### Aim of the exercise
Read the records and gather each line that includes "code".

====== Entries ======

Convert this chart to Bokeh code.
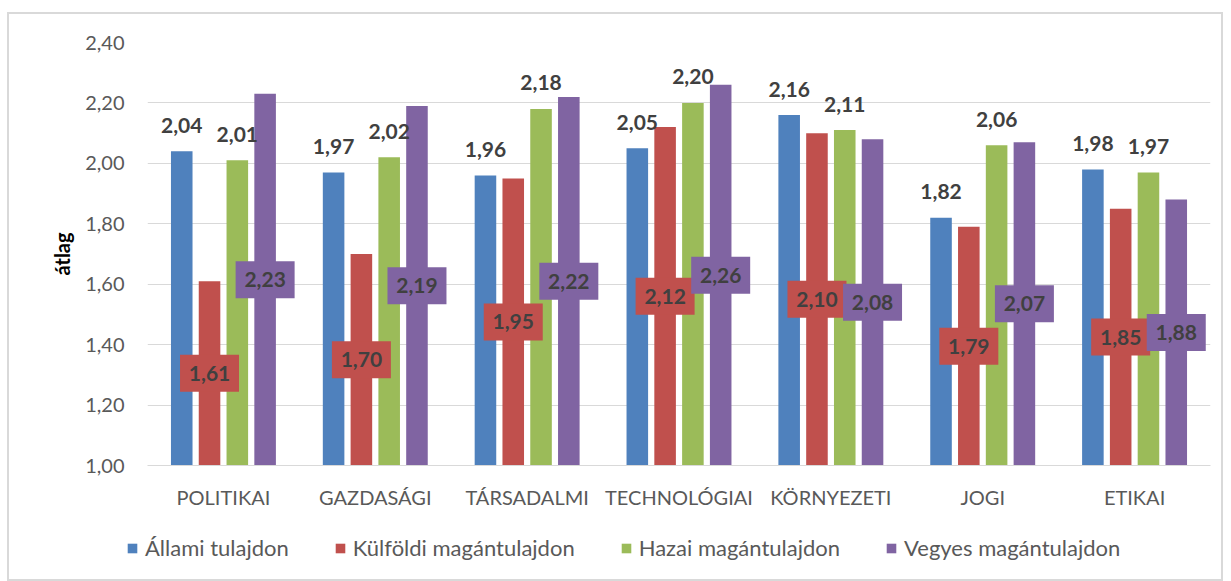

======
====== Entries ======

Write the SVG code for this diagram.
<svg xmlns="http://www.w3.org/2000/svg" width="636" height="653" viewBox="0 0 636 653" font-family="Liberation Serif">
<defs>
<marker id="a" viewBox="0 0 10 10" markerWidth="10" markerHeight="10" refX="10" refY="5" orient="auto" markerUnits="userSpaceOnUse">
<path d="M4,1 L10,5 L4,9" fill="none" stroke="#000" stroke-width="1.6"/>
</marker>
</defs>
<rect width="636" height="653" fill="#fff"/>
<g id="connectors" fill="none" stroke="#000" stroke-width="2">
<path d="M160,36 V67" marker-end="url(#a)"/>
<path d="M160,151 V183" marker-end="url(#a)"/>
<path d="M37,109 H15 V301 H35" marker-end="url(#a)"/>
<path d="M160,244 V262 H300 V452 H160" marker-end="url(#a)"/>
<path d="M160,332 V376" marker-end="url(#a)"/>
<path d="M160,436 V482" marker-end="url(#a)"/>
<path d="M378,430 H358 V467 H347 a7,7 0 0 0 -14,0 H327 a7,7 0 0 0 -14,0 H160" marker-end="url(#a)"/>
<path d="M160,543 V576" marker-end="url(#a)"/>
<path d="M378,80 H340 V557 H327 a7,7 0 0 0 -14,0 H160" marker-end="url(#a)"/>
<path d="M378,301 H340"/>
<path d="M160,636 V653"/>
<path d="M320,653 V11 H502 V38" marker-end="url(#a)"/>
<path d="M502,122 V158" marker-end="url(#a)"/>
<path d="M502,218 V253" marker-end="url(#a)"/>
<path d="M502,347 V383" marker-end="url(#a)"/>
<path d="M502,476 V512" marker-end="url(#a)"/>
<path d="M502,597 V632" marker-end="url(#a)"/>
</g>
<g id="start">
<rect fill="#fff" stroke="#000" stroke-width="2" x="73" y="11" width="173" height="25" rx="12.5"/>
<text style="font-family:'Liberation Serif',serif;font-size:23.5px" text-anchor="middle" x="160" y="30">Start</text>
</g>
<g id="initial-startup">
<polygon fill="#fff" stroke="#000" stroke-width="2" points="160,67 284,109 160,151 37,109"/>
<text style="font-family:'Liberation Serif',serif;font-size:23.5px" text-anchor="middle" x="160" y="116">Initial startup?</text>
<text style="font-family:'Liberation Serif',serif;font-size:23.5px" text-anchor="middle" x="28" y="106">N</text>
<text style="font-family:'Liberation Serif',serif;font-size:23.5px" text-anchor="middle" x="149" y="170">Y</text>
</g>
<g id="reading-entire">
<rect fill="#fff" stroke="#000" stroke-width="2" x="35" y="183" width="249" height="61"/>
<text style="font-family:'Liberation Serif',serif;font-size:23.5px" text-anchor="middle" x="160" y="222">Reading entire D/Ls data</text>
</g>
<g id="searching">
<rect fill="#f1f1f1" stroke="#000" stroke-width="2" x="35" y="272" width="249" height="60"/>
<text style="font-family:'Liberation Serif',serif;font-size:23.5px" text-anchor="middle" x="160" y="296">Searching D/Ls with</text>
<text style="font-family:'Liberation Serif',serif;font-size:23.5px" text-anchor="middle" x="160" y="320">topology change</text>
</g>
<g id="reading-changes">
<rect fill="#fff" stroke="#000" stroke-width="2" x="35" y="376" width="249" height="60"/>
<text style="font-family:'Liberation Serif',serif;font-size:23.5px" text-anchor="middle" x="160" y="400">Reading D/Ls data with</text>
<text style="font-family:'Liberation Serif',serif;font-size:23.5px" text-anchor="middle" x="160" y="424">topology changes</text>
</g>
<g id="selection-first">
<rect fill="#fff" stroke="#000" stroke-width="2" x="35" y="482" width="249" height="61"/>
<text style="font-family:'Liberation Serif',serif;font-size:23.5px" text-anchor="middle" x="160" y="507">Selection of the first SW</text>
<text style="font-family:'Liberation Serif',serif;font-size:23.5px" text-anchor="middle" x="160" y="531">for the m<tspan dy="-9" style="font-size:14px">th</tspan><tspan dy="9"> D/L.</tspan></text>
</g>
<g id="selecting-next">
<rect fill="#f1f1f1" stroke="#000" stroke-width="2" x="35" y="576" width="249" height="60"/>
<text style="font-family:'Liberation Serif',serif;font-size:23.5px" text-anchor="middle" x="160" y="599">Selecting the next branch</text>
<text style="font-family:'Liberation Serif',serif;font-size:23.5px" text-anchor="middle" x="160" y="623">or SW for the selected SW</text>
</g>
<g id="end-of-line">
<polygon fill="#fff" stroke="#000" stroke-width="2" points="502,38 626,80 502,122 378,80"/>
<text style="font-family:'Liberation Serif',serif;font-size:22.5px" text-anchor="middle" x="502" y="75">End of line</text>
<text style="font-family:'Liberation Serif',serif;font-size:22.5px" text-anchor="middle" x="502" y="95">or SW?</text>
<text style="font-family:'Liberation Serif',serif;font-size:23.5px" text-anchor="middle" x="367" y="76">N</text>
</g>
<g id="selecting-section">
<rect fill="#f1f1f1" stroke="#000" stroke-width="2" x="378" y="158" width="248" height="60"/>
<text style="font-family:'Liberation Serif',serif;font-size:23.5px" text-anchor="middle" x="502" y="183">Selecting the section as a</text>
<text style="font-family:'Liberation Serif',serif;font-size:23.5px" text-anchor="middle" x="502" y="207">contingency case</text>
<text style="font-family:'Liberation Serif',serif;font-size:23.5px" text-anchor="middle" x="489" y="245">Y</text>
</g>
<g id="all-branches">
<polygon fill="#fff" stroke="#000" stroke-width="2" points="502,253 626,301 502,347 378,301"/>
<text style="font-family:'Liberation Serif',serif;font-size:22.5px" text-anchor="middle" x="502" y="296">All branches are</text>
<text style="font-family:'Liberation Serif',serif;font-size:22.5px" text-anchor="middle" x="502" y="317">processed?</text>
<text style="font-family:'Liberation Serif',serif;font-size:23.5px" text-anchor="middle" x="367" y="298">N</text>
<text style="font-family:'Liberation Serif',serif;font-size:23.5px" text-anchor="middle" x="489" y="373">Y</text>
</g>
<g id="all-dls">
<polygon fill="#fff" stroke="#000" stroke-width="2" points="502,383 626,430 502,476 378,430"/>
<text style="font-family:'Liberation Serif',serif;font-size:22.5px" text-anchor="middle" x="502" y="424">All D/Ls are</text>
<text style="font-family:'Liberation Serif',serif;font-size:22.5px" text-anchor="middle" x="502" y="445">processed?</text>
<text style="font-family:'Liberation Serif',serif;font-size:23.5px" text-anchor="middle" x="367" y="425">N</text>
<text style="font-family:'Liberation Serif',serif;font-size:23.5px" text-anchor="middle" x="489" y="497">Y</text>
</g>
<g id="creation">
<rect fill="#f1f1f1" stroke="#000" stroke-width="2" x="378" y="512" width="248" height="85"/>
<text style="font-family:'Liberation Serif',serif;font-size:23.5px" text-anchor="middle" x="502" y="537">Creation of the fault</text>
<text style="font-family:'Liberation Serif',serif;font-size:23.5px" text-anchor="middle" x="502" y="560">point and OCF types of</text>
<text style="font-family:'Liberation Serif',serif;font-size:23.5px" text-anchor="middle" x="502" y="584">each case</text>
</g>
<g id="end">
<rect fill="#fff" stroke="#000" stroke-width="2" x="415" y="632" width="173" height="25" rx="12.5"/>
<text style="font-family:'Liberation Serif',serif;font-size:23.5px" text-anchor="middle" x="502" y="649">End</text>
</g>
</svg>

======

### Expected answer
Convert this chart to Bokeh code.
Write the SVG code for this diagram.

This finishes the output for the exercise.